#### [Exercise description]
Exclude the pictures, then repeat the remaining data exactly.

#### [Stored data]
········

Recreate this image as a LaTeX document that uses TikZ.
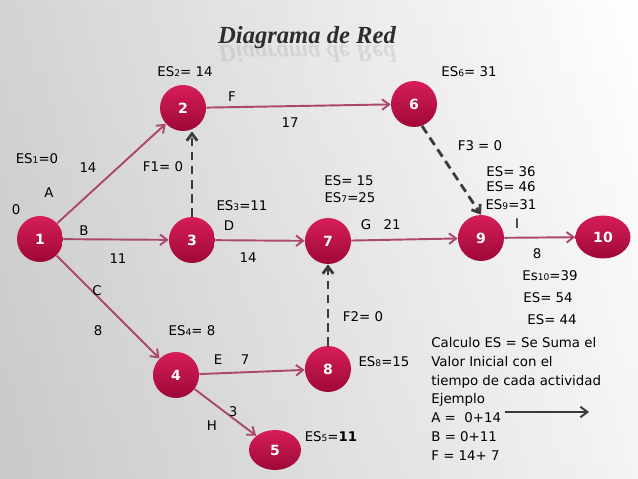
\documentclass[tikz,border=0pt]{standalone}
\usepackage{fontspec}
\setmainfont{DejaVu Sans}
\newfontfamily\rotulofont{Liberation Serif}[BoldItalicFont={Liberation Serif Bold Italic}]
\usepackage{tikz}
\usetikzlibrary{arrows.meta,shapes.geometric,backgrounds}
\definecolor{nodetop}{RGB}{214,30,88}
\definecolor{nodebot}{RGB}{158,8,54}
\definecolor{edgec}{RGB}{170,72,110}
\definecolor{dummyc}{RGB}{58,58,58}
\definecolor{titlec}{RGB}{45,45,45}
\newcommand{\sub}[1]{{\fontsize{5.2}{6}\selectfont #1}}

\begin{document}
\begin{tikzpicture}[x=0.02cm,y=-0.02cm,>={Straight Barb[length=4pt,width=6pt]},
  evento/.style={circle,minimum size=0.92cm,inner sep=0pt,top color=nodetop,bottom color=nodebot,text=white,font=\fontsize{8}{9}\selectfont\bfseries},
  actividad/.style={->,edgec,line width=1.1pt},
  ficticia/.style={->,dummyc,line width=1.6pt,dash pattern=on 5pt off 3pt},
  lbl/.style={inner sep=0pt,font=\fontsize{7.6}{9}\selectfont},
  titulo/.style={anchor=base,inner sep=0pt,text=titlec}]
\useasboundingbox (0,0) rectangle (638,479);
\shade[left color=black!26,right color=white] (0,0) rectangle (638,479);
\shade[top color=white,bottom color=black!12,opacity=.35] (0,0) rectangle (638,479);
% titulo con reflejo
\node[titulo] (tit) at (307,44) {\rotulofont\fontsize{14}{16}\selectfont\bfseries\itshape Diagrama de Red};
\node[titulo,opacity=.1,yscale=-1,transform shape] (titR) at (307,46) {\rotulofont\fontsize{14}{16}\selectfont\bfseries\itshape Diagrama de Red};
% eventos
\node[evento] (n1) at (40,239) {1};
\node[evento] (n2) at (183,108) {2};
\node[evento] (n3) at (192,240) {3};
\node[evento] (n4) at (176,375) {4};
\node[evento,ellipse,minimum width=1.04cm,minimum height=0.8cm] (n5) at (275,450) {5};
\node[evento] (n6) at (414,104) {6};
\node[evento] (n7) at (328,241) {7};
\node[evento] (n8) at (328,369) {8};
\node[evento] (n9) at (481,238) {9};
\node[evento,ellipse,minimum width=1.1cm,minimum height=0.86cm] (n10) at (603,237) {10};
\begin{scope}[on background layer]
\foreach \n in {n1,n2,n3,n4,n5,n6,n7,n8,n9,n10}{\fill[black,opacity=.13] ([yshift=-2pt]\n.south) ellipse [x radius=0.34cm,y radius=0.07cm];}
\end{scope}
% actividades
\draw[actividad] (n1) -- (n2);
\draw[actividad] (n1) -- (n3);
\draw[actividad] (n1) -- (n4);
\draw[actividad] (n2) -- (n6);
\draw[actividad] (n3) -- (n7);
\draw[actividad] (n7) -- (n9);
\draw[actividad] (n9) -- (n10);
\draw[actividad] (n4) -- (n8);
\draw[actividad] (n4) -- (n5);
% ficticias
\draw[ficticia] (n3.north) -- (n3.north |- n2.south);
\draw[ficticia] (n8.north) -- (n8.north |- n7.south);
\draw[ficticia] (n6.-70) -- (n9.north);
% etiquetas
\node[lbl] (es2) at (185,72) {ES\sub{2}= 14};
\node[lbl] (aF) at (232,97) {F};
\node[lbl] (dF) at (290,123) {17};
\node[lbl] (es6) at (469,72) {ES\sub{6}= 31};
\node[lbl] (es1) at (37,159) {ES\sub{1}=0};
\node[lbl] (dA) at (88,168) {14};
\node[lbl] (aA) at (49,193) {A};
\node[lbl] (ini) at (16,210) {0};
\node[lbl] (f1) at (163,167) {F1= 0};
\node[lbl] (es3) at (242,206) {ES\sub{3}=11};
\node[lbl] (aD) at (229,226) {D};
\node[lbl] (aB) at (84,231) {B};
\node[lbl] (dB) at (118,259) {11};
\node[lbl] (dD) at (248,258) {14};
\node[lbl] (es7a) at (349,181) {ES= 15};
\node[lbl] (es7) at (350,198) {ES\sub{7}=25};
\node[lbl] (aG) at (366,225) {G};
\node[lbl] (dG) at (392,225) {21};
\node[lbl] (f3) at (480,146) {F3 = 0};
\node[lbl] (es9a) at (511,172) {ES= 36};
\node[lbl] (es9b) at (511,187) {ES= 46};
\node[lbl] (es9) at (511,205) {ES\sub{9}=31};
\node[lbl] (aI) at (517,224) {I};
\node[lbl] (dI) at (537,254) {8};
\node[lbl] (es10) at (550,276) {Es\sub{10}=39};
\node[lbl] (es10a) at (548,298) {ES= 54};
\node[lbl] (es10b) at (552,320) {ES= 44};
\node[lbl] (aC) at (97,291) {C};
\node[lbl] (dC) at (98,331) {8};
\node[lbl] (es4) at (192,331) {ES\sub{4}= 8};
\node[lbl] (aE) at (218,360) {E};
\node[lbl] (dE) at (245,360) {7};
\node[lbl] (f2) at (363,317) {F2= 0};
\node[lbl] (es8) at (384,362) {ES\sub{8}=15};
\node[lbl] (dH) at (233,412) {3};
\node[lbl] (aH) at (212,426) {H};
\node[lbl] (es5) at (331,437) {ES\sub{5}=\textbf{11}};
% nota
\node[lbl,anchor=north west,align=left,font=\fontsize{7.6}{10.7}\selectfont] (nota) at (431,337)
  {Calculo ES = Se Suma el\\Valor Inicial con el\\tiempo de cada actividad\\Ejemplo\\A =\ \ 0+14\\B = 0+11\\F = 14+ 7};
\coordinate (ejA) at (505,412);
\coordinate (ejB) at (589,412);
\draw[->,dummyc,line width=1.1pt] (ejA) -- (ejB);
\end{tikzpicture}
\end{document}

········

#### [Complete response]
Recreate this image as a LaTeX document that uses TikZ.
\documentclass[tikz,border=0pt]{standalone}
\usepackage{fontspec}
\setmainfont{DejaVu Sans}
\newfontfamily\rotulofont{Liberation Serif}[BoldItalicFont={Liberation Serif Bold Italic}]
\usepackage{tikz}
\usetikzlibrary{arrows.meta,shapes.geometric,backgrounds}
\definecolor{nodetop}{RGB}{214,30,88}
\definecolor{nodebot}{RGB}{158,8,54}
\definecolor{edgec}{RGB}{170,72,110}
\definecolor{dummyc}{RGB}{58,58,58}
\definecolor{titlec}{RGB}{45,45,45}
\newcommand{\sub}[1]{{\fontsize{5.2}{6}\selectfont #1}}

\begin{document}
\begin{tikzpicture}[x=0.02cm,y=-0.02cm,>={Straight Barb[length=4pt,width=6pt]},
  evento/.style={circle,minimum size=0.92cm,inner sep=0pt,top color=nodetop,bottom color=nodebot,text=white,font=\fontsize{8}{9}\selectfont\bfseries},
  actividad/.style={->,edgec,line width=1.1pt},
  ficticia/.style={->,dummyc,line width=1.6pt,dash pattern=on 5pt off 3pt},
  lbl/.style={inner sep=0pt,font=\fontsize{7.6}{9}\selectfont},
  titulo/.style={anchor=base,inner sep=0pt,text=titlec}]
\useasboundingbox (0,0) rectangle (638,479);
\shade[left color=black!26,right color=white] (0,0) rectangle (638,479);
\shade[top color=white,bottom color=black!12,opacity=.35] (0,0) rectangle (638,479);
% titulo con reflejo
\node[titulo] (tit) at (307,44) {\rotulofont\fontsize{14}{16}\selectfont\bfseries\itshape Diagrama de Red};
\node[titulo,opacity=.1,yscale=-1,transform shape] (titR) at (307,46) {\rotulofont\fontsize{14}{16}\selectfont\bfseries\itshape Diagrama de Red};
% eventos
\node[evento] (n1) at (40,239) {1};
\node[evento] (n2) at (183,108) {2};
\node[evento] (n3) at (192,240) {3};
\node[evento] (n4) at (176,375) {4};
\node[evento,ellipse,minimum width=1.04cm,minimum height=0.8cm] (n5) at (275,450) {5};
\node[evento] (n6) at (414,104) {6};
\node[evento] (n7) at (328,241) {7};
\node[evento] (n8) at (328,369) {8};
\node[evento] (n9) at (481,238) {9};
\node[evento,ellipse,minimum width=1.1cm,minimum height=0.86cm] (n10) at (603,237) {10};
\begin{scope}[on background layer]
\foreach \n in {n1,n2,n3,n4,n5,n6,n7,n8,n9,n10}{\fill[black,opacity=.13] ([yshift=-2pt]\n.south) ellipse [x radius=0.34cm,y radius=0.07cm];}
\end{scope}
% actividades
\draw[actividad] (n1) -- (n2);
\draw[actividad] (n1) -- (n3);
\draw[actividad] (n1) -- (n4);
\draw[actividad] (n2) -- (n6);
\draw[actividad] (n3) -- (n7);
\draw[actividad] (n7) -- (n9);
\draw[actividad] (n9) -- (n10);
\draw[actividad] (n4) -- (n8);
\draw[actividad] (n4) -- (n5);
% ficticias
\draw[ficticia] (n3.north) -- (n3.north |- n2.south);
\draw[ficticia] (n8.north) -- (n8.north |- n7.south);
\draw[ficticia] (n6.-70) -- (n9.north);
% etiquetas
\node[lbl] (es2) at (185,72) {ES\sub{2}= 14};
\node[lbl] (aF) at (232,97) {F};
\node[lbl] (dF) at (290,123) {17};
\node[lbl] (es6) at (469,72) {ES\sub{6}= 31};
\node[lbl] (es1) at (37,159) {ES\sub{1}=0};
\node[lbl] (dA) at (88,168) {14};
\node[lbl] (aA) at (49,193) {A};
\node[lbl] (ini) at (16,210) {0};
\node[lbl] (f1) at (163,167) {F1= 0};
\node[lbl] (es3) at (242,206) {ES\sub{3}=11};
\node[lbl] (aD) at (229,226) {D};
\node[lbl] (aB) at (84,231) {B};
\node[lbl] (dB) at (118,259) {11};
\node[lbl] (dD) at (248,258) {14};
\node[lbl] (es7a) at (349,181) {ES= 15};
\node[lbl] (es7) at (350,198) {ES\sub{7}=25};
\node[lbl] (aG) at (366,225) {G};
\node[lbl] (dG) at (392,225) {21};
\node[lbl] (f3) at (480,146) {F3 = 0};
\node[lbl] (es9a) at (511,172) {ES= 36};
\node[lbl] (es9b) at (511,187) {ES= 46};
\node[lbl] (es9) at (511,205) {ES\sub{9}=31};
\node[lbl] (aI) at (517,224) {I};
\node[lbl] (dI) at (537,254) {8};
\node[lbl] (es10) at (550,276) {Es\sub{10}=39};
\node[lbl] (es10a) at (548,298) {ES= 54};
\node[lbl] (es10b) at (552,320) {ES= 44};
\node[lbl] (aC) at (97,291) {C};
\node[lbl] (dC) at (98,331) {8};
\node[lbl] (es4) at (192,331) {ES\sub{4}= 8};
\node[lbl] (aE) at (218,360) {E};
\node[lbl] (dE) at (245,360) {7};
\node[lbl] (f2) at (363,317) {F2= 0};
\node[lbl] (es8) at (384,362) {ES\sub{8}=15};
\node[lbl] (dH) at (233,412) {3};
\node[lbl] (aH) at (212,426) {H};
\node[lbl] (es5) at (331,437) {ES\sub{5}=\textbf{11}};
% nota
\node[lbl,anchor=north west,align=left,font=\fontsize{7.6}{10.7}\selectfont] (nota) at (431,337)
  {Calculo ES = Se Suma el\\Valor Inicial con el\\tiempo de cada actividad\\Ejemplo\\A =\ \ 0+14\\B = 0+11\\F = 14+ 7};
\coordinate (ejA) at (505,412);
\coordinate (ejB) at (589,412);
\draw[->,dummyc,line width=1.1pt] (ejA) -- (ejB);
\end{tikzpicture}
\end{document}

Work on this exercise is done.